The action starts as Viper (Svetlana Khodchenkova), an over-the-top femme fetale with a snake-like tongue and toxic touch, injects Logan with a parasite that damages his healing factor. Furthermore, Logan is informed that Yashida has died. At his funeral, Mariko is kidnapped by Yakuza assassins. With the help of Kenuichio Harada (Will Yun Lee), an archer and associate of Yashida, Logan saves Mariko. They’re further pursued by the Yakuza who’re after Mariko for reasons we’ll learn in time. Harada’s isn’t completely loyal to Logan, though. He’s working with Viper to capture the Canadian mutant, again, for reasons we’ll learn in time. The plot seems like it’s going to get out of hand, but it contains just enough layers to remain interesting without becoming convoluted.

There’re a few mildly entertaining set pieces, one involving Logan battling a Yakuza assassin on the roof of a bullet train going at top speed through Tokyo and another that sees him fight the Silver Samurai, one of the film’s antagonists, in a research facility. But the action is the most exciting when Logan or Yukio engage in combat with the assassins on even ground sans the speeding trains and gigantic suits of armor. The choreography is far from advanced, but it’s still good fun.

The movie does often struggle to maintain its realistic tone. Marco Beltrami’s score is, at times, overly theatrical, reminding one of old Dracula films near the end. The sound effects are also overwhelming; I’m quite sure stabbing somebody with claws wouldn’t sound so thunderous. And Viper, alluring at the start, becomes an annoying distraction whose powers and comic nastiness feel out of place here.

But at the core of the film is a man struggling with his own immortality. It raises some important questions about this hypothetical attribute. Many of us fantasize about the prospect of never dying, but could we handle the amount of pain that consumes Logan on a daily basis?

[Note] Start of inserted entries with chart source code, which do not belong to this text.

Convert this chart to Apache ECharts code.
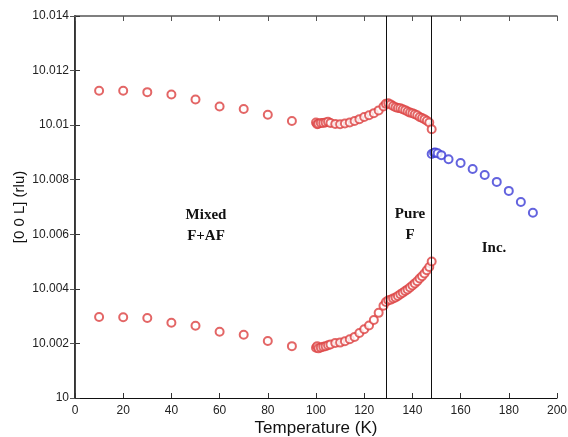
<!DOCTYPE html>
<html>
<head>
<meta charset="utf-8">
<script src="https://cdn.jsdelivr.net/npm/echarts@6/dist/echarts.min.js"></script>
<style>
  html, body { margin: 0; padding: 0; background: #fff; }
  #chart { width: 568px; height: 437px; }
</style>
</head>
<body>
<div id="chart"></div>
<script>
// temperatures (K) for the two red branches
var tempsRed = [10, 20, 30, 40, 50, 60, 70, 80, 90, 100, 100.5, 101, 102, 103, 104, 105, 106, 108, 110,
  112, 114, 116, 118, 120, 122, 124, 126, 128, 129, 130, 131, 132, 133, 134, 135, 136, 137, 138, 139,
  140, 141, 142, 143, 144, 145, 146, 147, 148]
var upperRed = [10.01126, 10.01126, 10.01121, 10.01112, 10.01094, 10.01068, 10.01059, 10.01038, 10.01015,
  10.01010, 10.01003, 10.01005, 10.01008, 10.01008, 10.01010, 10.01012, 10.01008, 10.01004, 10.01003,
  10.01006, 10.01010, 10.01015, 10.01022, 10.01030, 10.01036, 10.01044, 10.01054, 10.01068, 10.01078,
  10.01080, 10.01076, 10.01070, 10.01066, 10.01063, 10.01062, 10.01058, 10.01055, 10.01050, 10.01046,
  10.01044, 10.01040, 10.01036, 10.01030, 10.01026, 10.01022, 10.01016, 10.01010, 10.00985]
var lowerRed = [10.00297, 10.00296, 10.00293, 10.00276, 10.00265, 10.00243, 10.00232, 10.00209, 10.00190,
  10.00184, 10.00190, 10.00182, 10.00185, 10.00188, 10.00190, 10.00193, 10.00196, 10.00202, 10.00203,
  10.00208, 10.00215, 10.00224, 10.00238, 10.00252, 10.00266, 10.00286, 10.00312, 10.00338, 10.00352,
  10.00358, 10.00360, 10.00365, 10.00368, 10.00374, 10.00380, 10.00386, 10.00392, 10.00398, 10.00405,
  10.00412, 10.00420, 10.00428, 10.00438, 10.00446, 10.00456, 10.00468, 10.00480, 10.00500]

// incommensurate phase
var tempsBlue = [148, 149, 149.5, 150.5, 152, 155, 160, 165, 170, 175, 180, 185, 190]
var blueVals = [10.00894, 10.00899, 10.00900, 10.00897, 10.00890, 10.00875, 10.00861, 10.00839,
  10.00817, 10.00792, 10.00759, 10.00718, 10.00679]

// phase boundaries
var boundaries = [129, 148]

var zip = function (xs, ys) {
  return xs.map(function (x, i) { return [x, ys[i]] })
}

// matlab style tick labels: 10, 10.002, 10.01 ...
var fmt = function (v) { return String(parseFloat((+v).toFixed(3))) }

var chart = echarts.init(document.getElementById('chart'))

var labelFont = { fontFamily: 'Liberation Sans', fontSize: 12, color: '#222' }
var phaseFont = 'bold 15px "Liberation Serif"'

var phaseLabel = function (x, y, text) {
  return {
    type: 'text',
    style: { x: x, y: y, text: text, font: phaseFont, fill: '#111', align: 'center', verticalAlign: 'middle', lineHeight: 21 }
  }
}

var option = {
  animation: false,
  backgroundColor: '#fff',
  grid: { left: 75, right: 11, top: 16, bottom: 39, containLabel: false, outerBoundsMode: 'none' },
  xAxis: [
    {
      type: 'value',
      min: 0,
      max: 200,
      interval: 20,
      name: 'Temperature (K)',
      nameLocation: 'middle',
      nameGap: 22,
      nameMoveOverlap: false,
      nameTextStyle: { fontFamily: 'Liberation Sans', fontSize: 17, color: '#111' },
      axisLine: { lineStyle: { color: '#111', width: 1 } },
      axisTick: { inside: true, length: 5, lineStyle: { color: '#333' } },
      axisLabel: Object.assign({ margin: 7 }, labelFont),
      splitLine: { show: false }
    },
    {
      type: 'value',
      position: 'top',
      min: 0,
      max: 200,
      interval: 20,
      axisLine: { lineStyle: { color: '#555', width: 1.5 } },
      axisTick: { inside: true, length: 5, lineStyle: { color: '#555' } },
      axisLabel: { show: false },
      splitLine: { show: false }
    }
  ],
  yAxis: [
    {
      type: 'value',
      min: 10,
      max: 10.014,
      interval: 0.002,
      name: '[0 0 L] (rlu)',
      nameLocation: 'middle',
      nameGap: 48,
      nameMoveOverlap: false,
      nameTextStyle: { fontFamily: 'Liberation Sans', fontSize: 15, color: '#111' },
      axisLine: { lineStyle: { color: '#333', width: 2 } },
      axisTick: { inside: true, length: 5, lineStyle: { color: '#333' } },
      axisLabel: Object.assign({ margin: 6, formatter: fmt }, labelFont),
      splitLine: { show: false }
    },
    {
      type: 'value',
      position: 'right',
      min: 10,
      max: 10.014,
      interval: 0.002,
      axisLine: { lineStyle: { color: '#444', width: 1 } },
      axisTick: { inside: true, length: 5, lineStyle: { color: '#555' } },
      axisLabel: { show: false },
      splitLine: { show: false }
    }
  ],
  series: [
    {
      name: 'upper',
      type: 'scatter',
      symbol: 'emptyCircle',
      symbolSize: 8,
      itemStyle: { color: '#dc4040', borderWidth: 1 },
      data: zip(tempsRed, upperRed),
      markLine: {
        silent: true,
        symbol: 'none',
        label: { show: false },
        lineStyle: { color: '#111', width: 1, type: 'solid' },
        data: boundaries.map(function (t) { return { xAxis: t } })
      }
    },
    {
      name: 'lower',
      type: 'scatter',
      symbol: 'emptyCircle',
      symbolSize: 8,
      itemStyle: { color: '#dc4040', borderWidth: 1 },
      data: zip(tempsRed, lowerRed)
    },
    {
      name: 'inc',
      type: 'scatter',
      symbol: 'emptyCircle',
      symbolSize: 8,
      itemStyle: { color: '#3c3cd6', borderWidth: 1 },
      data: zip(tempsBlue, blueVals)
    }
  ],
  graphic: [
    phaseLabel(206, 226, 'Mixed\nF+AF'),
    phaseLabel(410, 225, 'Pure\nF'),
    phaseLabel(494, 248, 'Inc.')
  ]
}

chart.setOption(option)
</script>
</body>
</html>
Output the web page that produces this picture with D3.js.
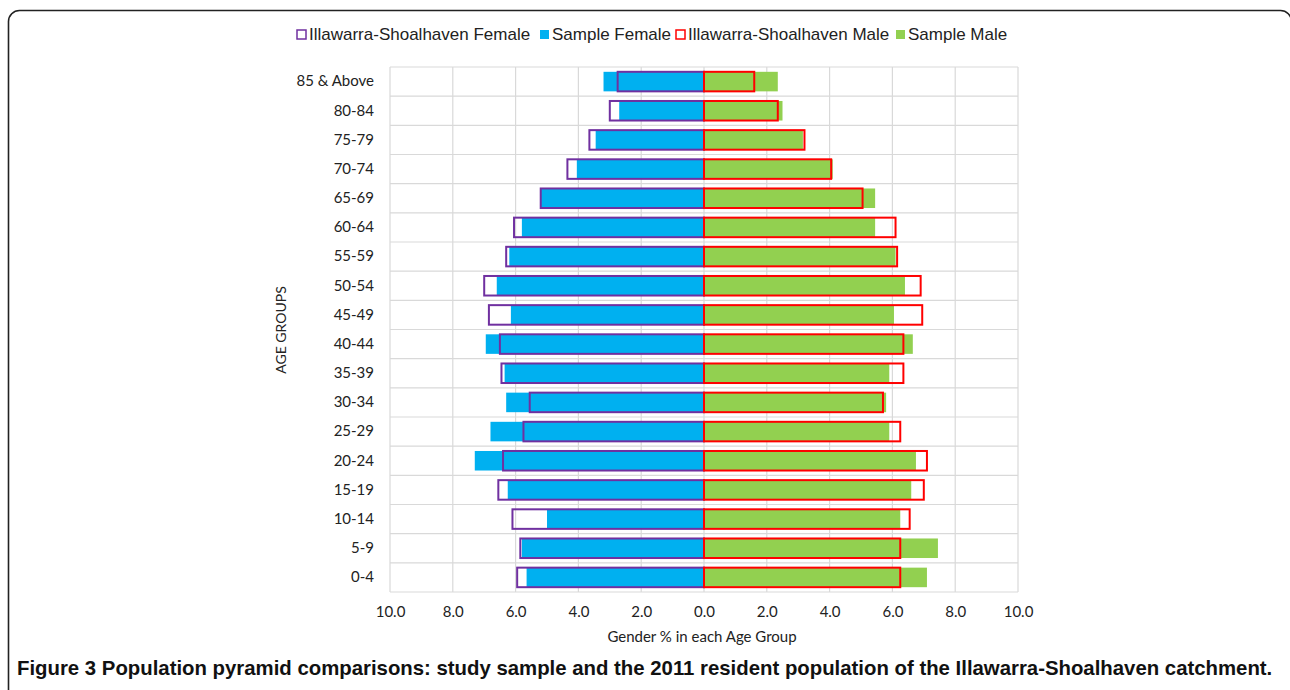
<!DOCTYPE html>
<html>
<head>
<meta charset="utf-8">
<title>Population pyramid</title>
<style>
  body { margin: 0; background: #fff; }
  svg { display: block; }
</style>
</head>
<body>
<svg width="1290" height="690"></svg>

<script src="https://d3js.org/d3.v7.min.js"></script>
<script>
// age groups, top to bottom
var ageGroups = ["85 & Above", "80-84", "75-79", "70-74", "65-69", "60-64", "55-59", "50-54",
  "45-49", "40-44", "35-39", "30-34", "25-29", "20-24", "15-19", "10-14", "5-9", "0-4"];

// % of each gender in each age group
var sampleFemale = [3.2, 2.7, 3.45, 4.05, 5.2, 5.8, 6.2, 6.6, 6.15, 6.95, 6.35, 6.3, 6.8, 7.3, 6.25, 5.0, 5.8, 5.65];
var isFemale     = [2.75, 3.0, 3.65, 4.35, 5.2, 6.05, 6.3, 7.0, 6.85, 6.5, 6.45, 5.55, 5.75, 6.4, 6.55, 6.1, 5.85, 5.95];
var isMale       = [1.6, 2.35, 3.2, 4.05, 5.05, 6.1, 6.15, 6.9, 6.95, 6.35, 6.35, 5.7, 6.25, 7.1, 7.0, 6.55, 6.25, 6.25];
var sampleMale   = [2.35, 2.5, 3.15, 4.1, 5.45, 5.45, 6.1, 6.4, 6.05, 6.65, 5.9, 5.8, 5.9, 6.75, 6.6, 6.25, 7.45, 7.1];

var xTicks = [-10, -8, -6, -4, -2, 0, 2, 4, 6, 8, 10];

var legendItems = [
  { label: "Illawarra-Shoalhaven Female", fill: "none", stroke: "#7030A0", x: 297 },
  { label: "Sample Female", fill: "#00B0F0", stroke: "none", x: 540 },
  { label: "Illawarra-Shoalhaven Male", fill: "none", stroke: "#FF0000", x: 676 },
  { label: "Sample Male", fill: "#92D050", stroke: "none", x: 896 }
];

var svg = d3.select("svg");
var labelFont = "Lato, 'Noto Sans', sans-serif";

// frame round the figure
svg.append("rect")
  .attr("x", 8.5).attr("y", 10.5)
  .attr("width", 1283).attr("height", 720)
  .attr("rx", 11)
  .attr("fill", "none")
  .attr("stroke", "#222")
  .attr("stroke-width", 1.6);

var x = d3.scaleLinear().domain([-10, 10]).range([390, 1018]);
var y = d3.scaleBand().domain(ageGroups).range([67, 592])
  .paddingInner(0.33).paddingOuter(0.165);

// gridlines
var grid = svg.append("g");
grid.selectAll(".vg").data(xTicks).enter().append("line")
  .attr("x1", function(d) { return x(d); })
  .attr("x2", function(d) { return x(d); })
  .attr("y1", 67).attr("y2", 592)
  .attr("stroke", "#d9d9d9").attr("stroke-width", 1.2);
grid.selectAll(".hg").data(d3.range(ageGroups.length + 1)).enter().append("line")
  .attr("x1", 390).attr("x2", 1018)
  .attr("y1", function(i) { return 67 + i * y.step(); })
  .attr("y2", function(i) { return 67 + i * y.step(); })
  .attr("stroke", "#d9d9d9").attr("stroke-width", 1.2);

var bars = svg.append("g");

// sample bars (filled)
bars.selectAll(".sf").data(sampleFemale).enter().append("rect")
  .attr("x", function(d) { return x(-d); })
  .attr("y", function(d, i) { return y(ageGroups[i]); })
  .attr("width", function(d) { return x(0) - x(-d); })
  .attr("height", y.bandwidth())
  .attr("fill", "#00B0F0");
bars.selectAll(".sm").data(sampleMale).enter().append("rect")
  .attr("x", x(0))
  .attr("y", function(d, i) { return y(ageGroups[i]); })
  .attr("width", function(d) { return x(d) - x(0); })
  .attr("height", y.bandwidth())
  .attr("fill", "#92D050");

// population bars (outline only)
bars.selectAll(".isf").data(isFemale).enter().append("rect")
  .attr("x", function(d) { return x(-d); })
  .attr("y", function(d, i) { return y(ageGroups[i]); })
  .attr("width", function(d) { return x(0) - x(-d); })
  .attr("height", y.bandwidth())
  .attr("fill", "none")
  .attr("stroke", "#7030A0").attr("stroke-width", 2);
bars.selectAll(".ism").data(isMale).enter().append("rect")
  .attr("x", x(0))
  .attr("y", function(d, i) { return y(ageGroups[i]); })
  .attr("width", function(d) { return x(d) - x(0); })
  .attr("height", y.bandwidth())
  .attr("fill", "none")
  .attr("stroke", "#FF0000").attr("stroke-width", 2);

// x axis labels
var xAxis = d3.axisBottom(x).tickValues(xTicks)
  .tickFormat(function(d) { return Math.abs(d).toFixed(1); })
  .tickSize(0).tickPadding(14);
var xg = svg.append("g").attr("transform", "translate(0,592)").call(xAxis);
xg.select(".domain").remove();
xg.selectAll("text").attr("font-family", labelFont).attr("font-size", 15).attr("fill", "#222");

// y axis labels
var yAxis = d3.axisLeft(y).tickSize(0).tickPadding(16);
var yg = svg.append("g").attr("transform", "translate(390,0)").call(yAxis);
yg.select(".domain").remove();
yg.selectAll("text").attr("font-family", labelFont).attr("font-size", 15).attr("fill", "#222");

// axis titles
svg.append("text")
  .attr("x", 702).attr("y", 642)
  .attr("text-anchor", "middle")
  .attr("font-family", labelFont).attr("font-size", 15).attr("fill", "#222")
  .text("Gender % in each Age Group");
svg.append("text")
  .attr("transform", "translate(286,330) rotate(-90)")
  .attr("text-anchor", "middle")
  .attr("font-family", labelFont).attr("font-size", 14).attr("fill", "#222")
  .text("AGE GROUPS");

// legend
var lg = svg.append("g");
legendItems.forEach(function(it) {
  lg.append("rect")
    .attr("x", it.x).attr("y", 30)
    .attr("width", 9).attr("height", 9)
    .attr("fill", it.fill === "none" ? "#fff" : it.fill)
    .attr("stroke", it.stroke).attr("stroke-width", 1.5);
  lg.append("text")
    .attr("x", it.x + 12).attr("y", 40)
    .attr("font-family", "'Liberation Sans Narrow', 'Liberation Sans', sans-serif")
    .attr("font-size", 17).attr("fill", "#222")
    .text(it.label);
});

// caption, squeezed sideways to fit the frame
var cap = svg.append("text")
  .attr("font-family", "'Liberation Sans Narrow', 'Liberation Sans', sans-serif")
  .attr("font-weight", "bold")
  .attr("font-size", 21).attr("fill", "#111")
  .text("Figure 3 Population pyramid comparisons: study sample and the 2011 resident population of the Illawarra-Shoalhaven catchment.");
var capW = cap.node().getComputedTextLength();
var k = Math.min(1, 1256 / capW);
cap.attr("transform", "translate(17,675) scale(" + k + ",1)");
</script>
</body>
</html>
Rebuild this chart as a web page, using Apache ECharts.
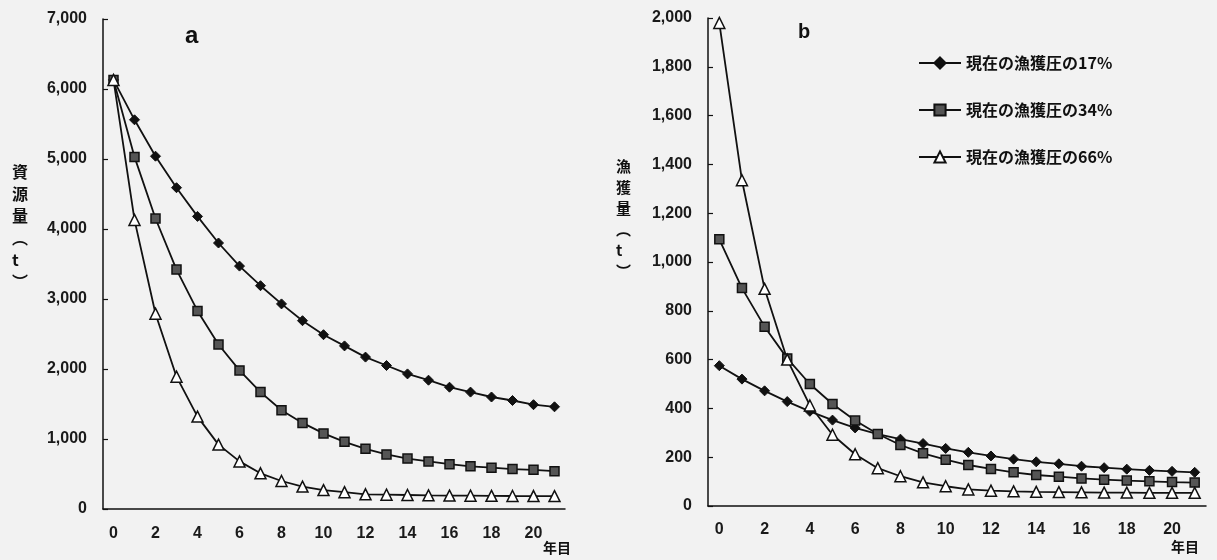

Wouldn’t it be torture to have killed the woman you love and have to live with that for eternity? I’m glad the film makers took Logan down this very important path. It’s a huge part of his character.

It’s just sad knowing that director Darren Aronofsky left the project in its infancy. Not to say James Mangold is a bad director, but for all his digging into the mind of the Wolverine, Aronofsky would have dug further. He would have tortured Logan more, and made the audience feel his pain in a way Mangold could not. He would have amplified the existential nature of the character and his story while making it grittier and even messier.

That would happen in a perfect world. But Mangold is no amateur. In an unusual change for a super hero film he’s crafted a deliberately paced, smaller scale feature that focuses on a stand-alone adventure rather than earth threatening epic. It also leads into the next X-Men film quite nicely, but I won’t spoil the inter credits scene. It’s fine summer viewing that unfortunately unravels in the last 15 minutes as it obeys the rules of generic action films, but it’s still one of the best blockbusters of the year.